BEGIN Input data

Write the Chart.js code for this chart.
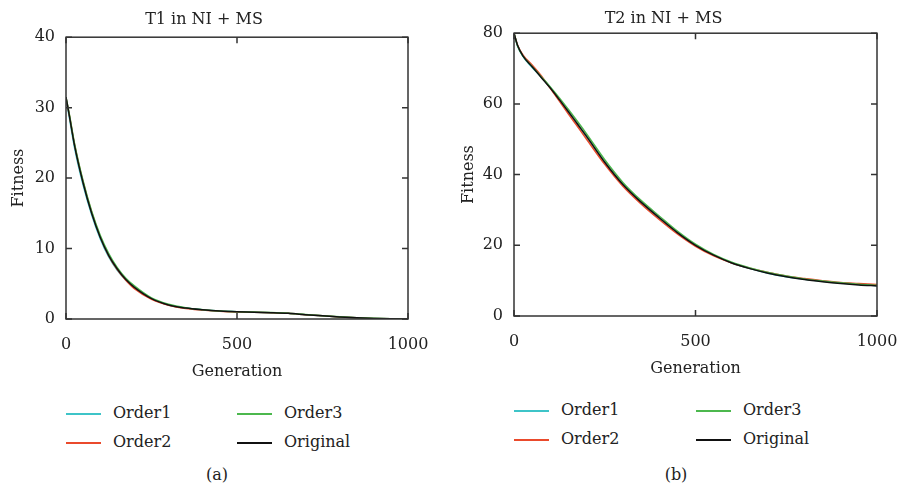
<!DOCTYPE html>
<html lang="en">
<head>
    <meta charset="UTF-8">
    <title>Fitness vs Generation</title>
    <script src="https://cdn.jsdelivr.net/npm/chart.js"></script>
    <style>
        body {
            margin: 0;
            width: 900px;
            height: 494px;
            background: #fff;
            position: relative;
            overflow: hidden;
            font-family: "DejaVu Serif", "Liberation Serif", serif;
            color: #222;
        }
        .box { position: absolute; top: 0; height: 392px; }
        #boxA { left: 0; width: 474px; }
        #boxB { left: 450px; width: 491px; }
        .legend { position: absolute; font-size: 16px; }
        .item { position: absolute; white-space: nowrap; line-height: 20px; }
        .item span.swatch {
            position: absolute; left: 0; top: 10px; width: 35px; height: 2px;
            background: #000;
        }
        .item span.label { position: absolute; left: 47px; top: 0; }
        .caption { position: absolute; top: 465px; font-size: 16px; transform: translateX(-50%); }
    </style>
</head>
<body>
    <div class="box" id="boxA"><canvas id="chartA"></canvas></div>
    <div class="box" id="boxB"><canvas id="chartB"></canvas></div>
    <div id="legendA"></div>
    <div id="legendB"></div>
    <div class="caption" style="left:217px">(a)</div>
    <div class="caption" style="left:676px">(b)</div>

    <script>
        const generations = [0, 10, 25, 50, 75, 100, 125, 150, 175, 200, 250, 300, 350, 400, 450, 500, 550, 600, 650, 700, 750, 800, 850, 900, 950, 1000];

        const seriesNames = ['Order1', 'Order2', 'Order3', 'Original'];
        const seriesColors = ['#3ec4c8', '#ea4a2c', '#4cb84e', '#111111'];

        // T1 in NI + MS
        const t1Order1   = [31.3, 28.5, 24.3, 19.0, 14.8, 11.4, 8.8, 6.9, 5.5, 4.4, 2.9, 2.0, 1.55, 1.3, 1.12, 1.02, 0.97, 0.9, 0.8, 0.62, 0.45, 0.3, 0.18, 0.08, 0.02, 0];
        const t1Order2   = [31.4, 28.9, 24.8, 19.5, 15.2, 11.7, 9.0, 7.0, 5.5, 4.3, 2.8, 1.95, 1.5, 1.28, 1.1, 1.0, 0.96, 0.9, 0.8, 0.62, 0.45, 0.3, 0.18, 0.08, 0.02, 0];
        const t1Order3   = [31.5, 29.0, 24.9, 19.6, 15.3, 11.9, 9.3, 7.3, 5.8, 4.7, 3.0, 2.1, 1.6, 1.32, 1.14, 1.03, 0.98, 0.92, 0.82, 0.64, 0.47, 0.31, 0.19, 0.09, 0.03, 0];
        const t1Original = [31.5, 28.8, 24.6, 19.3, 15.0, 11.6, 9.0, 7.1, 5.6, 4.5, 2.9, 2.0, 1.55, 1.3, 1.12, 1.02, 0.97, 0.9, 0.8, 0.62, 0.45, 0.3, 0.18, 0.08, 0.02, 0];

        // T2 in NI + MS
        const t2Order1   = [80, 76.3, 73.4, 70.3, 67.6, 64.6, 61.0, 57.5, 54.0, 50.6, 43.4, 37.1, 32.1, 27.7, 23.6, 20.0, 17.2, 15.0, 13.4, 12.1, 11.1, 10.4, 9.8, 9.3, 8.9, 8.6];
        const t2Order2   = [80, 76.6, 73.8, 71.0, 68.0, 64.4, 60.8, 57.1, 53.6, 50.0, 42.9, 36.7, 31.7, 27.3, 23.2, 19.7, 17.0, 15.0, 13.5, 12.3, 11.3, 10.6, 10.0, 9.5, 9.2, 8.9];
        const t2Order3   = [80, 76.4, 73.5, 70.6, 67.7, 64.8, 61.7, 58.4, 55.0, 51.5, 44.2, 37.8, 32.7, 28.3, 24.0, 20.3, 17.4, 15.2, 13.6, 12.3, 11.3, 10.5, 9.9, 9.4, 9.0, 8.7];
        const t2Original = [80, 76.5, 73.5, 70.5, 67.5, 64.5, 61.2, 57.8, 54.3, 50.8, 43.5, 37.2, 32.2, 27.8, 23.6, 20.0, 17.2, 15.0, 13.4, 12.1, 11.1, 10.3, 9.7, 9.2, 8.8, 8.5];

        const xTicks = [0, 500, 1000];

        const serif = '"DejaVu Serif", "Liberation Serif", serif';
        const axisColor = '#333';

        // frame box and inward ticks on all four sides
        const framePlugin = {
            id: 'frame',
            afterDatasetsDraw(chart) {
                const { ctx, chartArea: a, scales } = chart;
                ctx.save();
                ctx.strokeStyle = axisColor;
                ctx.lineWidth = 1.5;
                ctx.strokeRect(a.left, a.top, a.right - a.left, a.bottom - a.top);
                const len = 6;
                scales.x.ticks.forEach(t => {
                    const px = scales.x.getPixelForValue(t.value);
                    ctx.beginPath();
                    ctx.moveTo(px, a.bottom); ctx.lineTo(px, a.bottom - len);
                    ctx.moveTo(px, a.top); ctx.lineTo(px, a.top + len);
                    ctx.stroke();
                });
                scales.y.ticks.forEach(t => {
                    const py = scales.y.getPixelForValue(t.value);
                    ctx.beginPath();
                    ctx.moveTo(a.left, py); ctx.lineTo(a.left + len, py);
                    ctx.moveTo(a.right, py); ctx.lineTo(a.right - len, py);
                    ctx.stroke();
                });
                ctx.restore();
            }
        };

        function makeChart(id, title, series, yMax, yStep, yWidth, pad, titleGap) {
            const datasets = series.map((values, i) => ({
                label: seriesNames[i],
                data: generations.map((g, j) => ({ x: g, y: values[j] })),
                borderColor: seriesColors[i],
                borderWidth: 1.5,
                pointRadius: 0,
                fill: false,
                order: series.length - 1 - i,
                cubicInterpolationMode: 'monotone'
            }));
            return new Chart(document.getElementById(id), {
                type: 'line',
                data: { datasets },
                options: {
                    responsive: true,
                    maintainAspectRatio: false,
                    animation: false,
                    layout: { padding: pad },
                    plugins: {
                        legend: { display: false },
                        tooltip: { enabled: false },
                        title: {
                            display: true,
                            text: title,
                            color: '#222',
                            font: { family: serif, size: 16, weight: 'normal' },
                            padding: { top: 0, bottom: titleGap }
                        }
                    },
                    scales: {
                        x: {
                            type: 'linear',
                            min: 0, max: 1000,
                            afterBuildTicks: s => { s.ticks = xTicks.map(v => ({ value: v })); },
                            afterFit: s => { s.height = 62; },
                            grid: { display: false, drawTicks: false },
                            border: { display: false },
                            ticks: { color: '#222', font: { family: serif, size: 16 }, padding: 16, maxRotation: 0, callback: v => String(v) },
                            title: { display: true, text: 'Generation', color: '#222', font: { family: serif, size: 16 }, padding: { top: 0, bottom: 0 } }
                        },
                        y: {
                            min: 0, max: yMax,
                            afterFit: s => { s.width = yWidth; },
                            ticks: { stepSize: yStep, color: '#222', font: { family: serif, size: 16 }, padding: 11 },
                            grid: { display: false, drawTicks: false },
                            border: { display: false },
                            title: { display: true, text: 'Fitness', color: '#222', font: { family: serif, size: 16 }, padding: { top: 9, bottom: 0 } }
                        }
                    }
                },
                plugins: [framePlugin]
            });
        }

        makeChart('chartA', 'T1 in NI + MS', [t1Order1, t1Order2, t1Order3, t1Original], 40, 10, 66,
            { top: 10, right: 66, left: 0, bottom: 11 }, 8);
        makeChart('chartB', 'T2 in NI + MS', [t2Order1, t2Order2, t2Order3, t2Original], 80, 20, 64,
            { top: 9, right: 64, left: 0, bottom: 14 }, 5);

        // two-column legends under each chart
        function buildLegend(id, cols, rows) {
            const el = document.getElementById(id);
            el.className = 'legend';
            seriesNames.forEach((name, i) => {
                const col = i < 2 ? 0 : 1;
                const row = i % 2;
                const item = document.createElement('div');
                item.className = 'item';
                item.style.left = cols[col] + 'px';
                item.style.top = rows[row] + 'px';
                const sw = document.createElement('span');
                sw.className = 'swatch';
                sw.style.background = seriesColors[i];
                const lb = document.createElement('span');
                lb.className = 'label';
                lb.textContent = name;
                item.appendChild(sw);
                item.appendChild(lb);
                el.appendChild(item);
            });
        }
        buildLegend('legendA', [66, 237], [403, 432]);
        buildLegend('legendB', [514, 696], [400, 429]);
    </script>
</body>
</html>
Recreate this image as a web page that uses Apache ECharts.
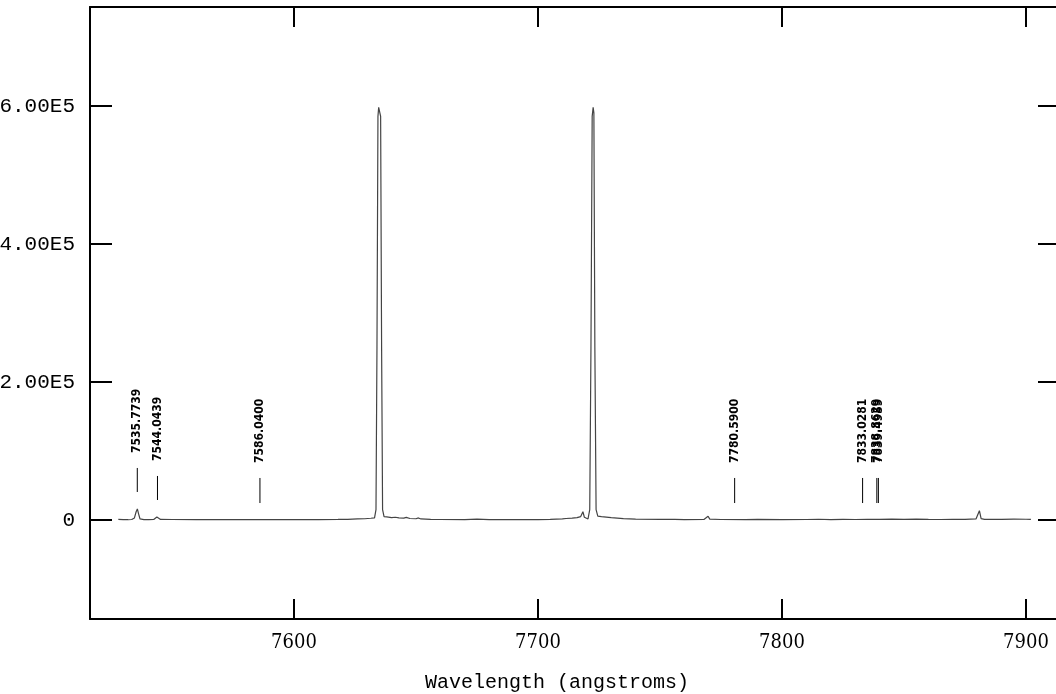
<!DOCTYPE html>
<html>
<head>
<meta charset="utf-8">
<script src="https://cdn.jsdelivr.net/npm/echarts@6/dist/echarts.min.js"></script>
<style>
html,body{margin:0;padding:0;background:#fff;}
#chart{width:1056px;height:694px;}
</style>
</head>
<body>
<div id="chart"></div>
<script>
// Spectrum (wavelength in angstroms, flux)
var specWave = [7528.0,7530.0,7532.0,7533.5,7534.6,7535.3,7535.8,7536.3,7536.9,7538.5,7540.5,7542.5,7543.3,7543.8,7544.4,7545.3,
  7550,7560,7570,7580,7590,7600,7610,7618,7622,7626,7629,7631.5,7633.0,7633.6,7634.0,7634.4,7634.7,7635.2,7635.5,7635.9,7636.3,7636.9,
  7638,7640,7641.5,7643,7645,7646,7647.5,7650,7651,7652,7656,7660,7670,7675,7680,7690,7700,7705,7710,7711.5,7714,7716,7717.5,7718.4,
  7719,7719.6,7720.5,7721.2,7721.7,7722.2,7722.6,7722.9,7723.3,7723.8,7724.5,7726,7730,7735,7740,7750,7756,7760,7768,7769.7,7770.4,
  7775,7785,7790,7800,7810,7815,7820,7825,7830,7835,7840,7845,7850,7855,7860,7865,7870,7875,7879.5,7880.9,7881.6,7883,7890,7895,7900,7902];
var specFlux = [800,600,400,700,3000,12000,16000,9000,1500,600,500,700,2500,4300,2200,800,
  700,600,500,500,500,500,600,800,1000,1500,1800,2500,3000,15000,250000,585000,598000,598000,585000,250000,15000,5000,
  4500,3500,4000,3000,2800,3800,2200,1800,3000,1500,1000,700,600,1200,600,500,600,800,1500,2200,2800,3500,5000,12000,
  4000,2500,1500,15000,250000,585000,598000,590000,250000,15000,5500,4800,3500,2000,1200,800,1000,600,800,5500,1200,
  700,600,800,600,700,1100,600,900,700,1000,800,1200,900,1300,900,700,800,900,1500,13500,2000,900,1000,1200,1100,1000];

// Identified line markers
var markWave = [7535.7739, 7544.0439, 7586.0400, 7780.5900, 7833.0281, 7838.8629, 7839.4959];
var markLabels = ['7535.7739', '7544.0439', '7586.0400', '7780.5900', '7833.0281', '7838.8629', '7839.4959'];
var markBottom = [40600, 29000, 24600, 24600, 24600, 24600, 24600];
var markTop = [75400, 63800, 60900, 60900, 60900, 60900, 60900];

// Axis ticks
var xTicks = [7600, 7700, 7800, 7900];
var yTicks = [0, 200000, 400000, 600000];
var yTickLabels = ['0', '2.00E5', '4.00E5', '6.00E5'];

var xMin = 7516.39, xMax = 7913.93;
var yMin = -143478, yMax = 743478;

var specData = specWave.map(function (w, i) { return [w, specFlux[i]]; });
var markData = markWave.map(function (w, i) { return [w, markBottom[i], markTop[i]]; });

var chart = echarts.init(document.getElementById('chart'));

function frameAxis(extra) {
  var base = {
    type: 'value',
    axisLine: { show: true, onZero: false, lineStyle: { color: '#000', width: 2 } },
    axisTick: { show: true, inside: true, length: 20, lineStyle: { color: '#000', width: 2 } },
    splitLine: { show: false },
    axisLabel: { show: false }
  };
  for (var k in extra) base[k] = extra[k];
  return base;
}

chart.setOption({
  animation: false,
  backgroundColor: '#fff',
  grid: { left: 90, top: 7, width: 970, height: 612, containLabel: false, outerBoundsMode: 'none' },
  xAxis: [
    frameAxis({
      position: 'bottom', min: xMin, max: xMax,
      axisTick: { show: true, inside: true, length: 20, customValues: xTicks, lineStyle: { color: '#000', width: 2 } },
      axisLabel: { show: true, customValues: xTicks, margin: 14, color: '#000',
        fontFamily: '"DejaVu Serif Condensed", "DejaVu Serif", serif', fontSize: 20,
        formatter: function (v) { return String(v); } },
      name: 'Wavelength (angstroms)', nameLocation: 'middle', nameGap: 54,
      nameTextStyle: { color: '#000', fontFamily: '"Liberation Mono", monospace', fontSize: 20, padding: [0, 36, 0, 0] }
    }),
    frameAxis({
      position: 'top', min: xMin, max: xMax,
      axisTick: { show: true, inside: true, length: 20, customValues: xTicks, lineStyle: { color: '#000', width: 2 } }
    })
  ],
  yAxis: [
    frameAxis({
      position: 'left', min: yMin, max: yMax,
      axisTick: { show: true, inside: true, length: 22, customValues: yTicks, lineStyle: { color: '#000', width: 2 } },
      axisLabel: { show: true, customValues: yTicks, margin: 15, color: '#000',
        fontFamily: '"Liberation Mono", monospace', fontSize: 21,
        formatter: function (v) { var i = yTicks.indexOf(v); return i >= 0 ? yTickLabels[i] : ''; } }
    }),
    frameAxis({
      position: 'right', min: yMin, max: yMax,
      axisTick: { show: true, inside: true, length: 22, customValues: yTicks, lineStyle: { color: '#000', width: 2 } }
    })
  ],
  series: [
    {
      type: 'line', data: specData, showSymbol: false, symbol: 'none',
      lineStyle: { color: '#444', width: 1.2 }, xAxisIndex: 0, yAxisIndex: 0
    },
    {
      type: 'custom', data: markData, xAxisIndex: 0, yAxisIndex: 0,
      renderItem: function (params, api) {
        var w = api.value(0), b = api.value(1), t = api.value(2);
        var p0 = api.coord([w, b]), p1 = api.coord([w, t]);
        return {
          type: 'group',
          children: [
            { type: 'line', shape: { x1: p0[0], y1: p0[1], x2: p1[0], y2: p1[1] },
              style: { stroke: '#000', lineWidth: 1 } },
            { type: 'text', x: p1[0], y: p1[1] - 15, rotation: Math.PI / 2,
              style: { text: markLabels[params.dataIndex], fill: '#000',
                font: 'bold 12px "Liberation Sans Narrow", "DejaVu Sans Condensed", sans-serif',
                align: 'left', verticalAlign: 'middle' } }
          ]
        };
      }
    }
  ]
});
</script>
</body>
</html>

END Input data

### Directive
Give again, word for word, every line from the top of the data above to the line holding "900, 950, 1000];", inclusive, with the pictures left out.

### Output for this exercise
Write the Chart.js code for this chart.
<!DOCTYPE html>
<html lang="en">
<head>
    <meta charset="UTF-8">
    <title>Fitness vs Generation</title>
    <script src="https://cdn.jsdelivr.net/npm/chart.js"></script>
    <style>
        body {
            margin: 0;
            width: 900px;
            height: 494px;
            background: #fff;
            position: relative;
            overflow: hidden;
            font-family: "DejaVu Serif", "Liberation Serif", serif;
            color: #222;
        }
        .box { position: absolute; top: 0; height: 392px; }
        #boxA { left: 0; width: 474px; }
        #boxB { left: 450px; width: 491px; }
        .legend { position: absolute; font-size: 16px; }
        .item { position: absolute; white-space: nowrap; line-height: 20px; }
        .item span.swatch {
            position: absolute; left: 0; top: 10px; width: 35px; height: 2px;
            background: #000;
        }
        .item span.label { position: absolute; left: 47px; top: 0; }
        .caption { position: absolute; top: 465px; font-size: 16px; transform: translateX(-50%); }
    </style>
</head>
<body>
    <div class="box" id="boxA"><canvas id="chartA"></canvas></div>
    <div class="box" id="boxB"><canvas id="chartB"></canvas></div>
    <div id="legendA"></div>
    <div id="legendB"></div>
    <div class="caption" style="left:217px">(a)</div>
    <div class="caption" style="left:676px">(b)</div>

    <script>
        const generations = [0, 10, 25, 50, 75, 100, 125, 150, 175, 200, 250, 300, 350, 400, 450, 500, 550, 600, 650, 700, 750, 800, 850, 900, 950, 1000];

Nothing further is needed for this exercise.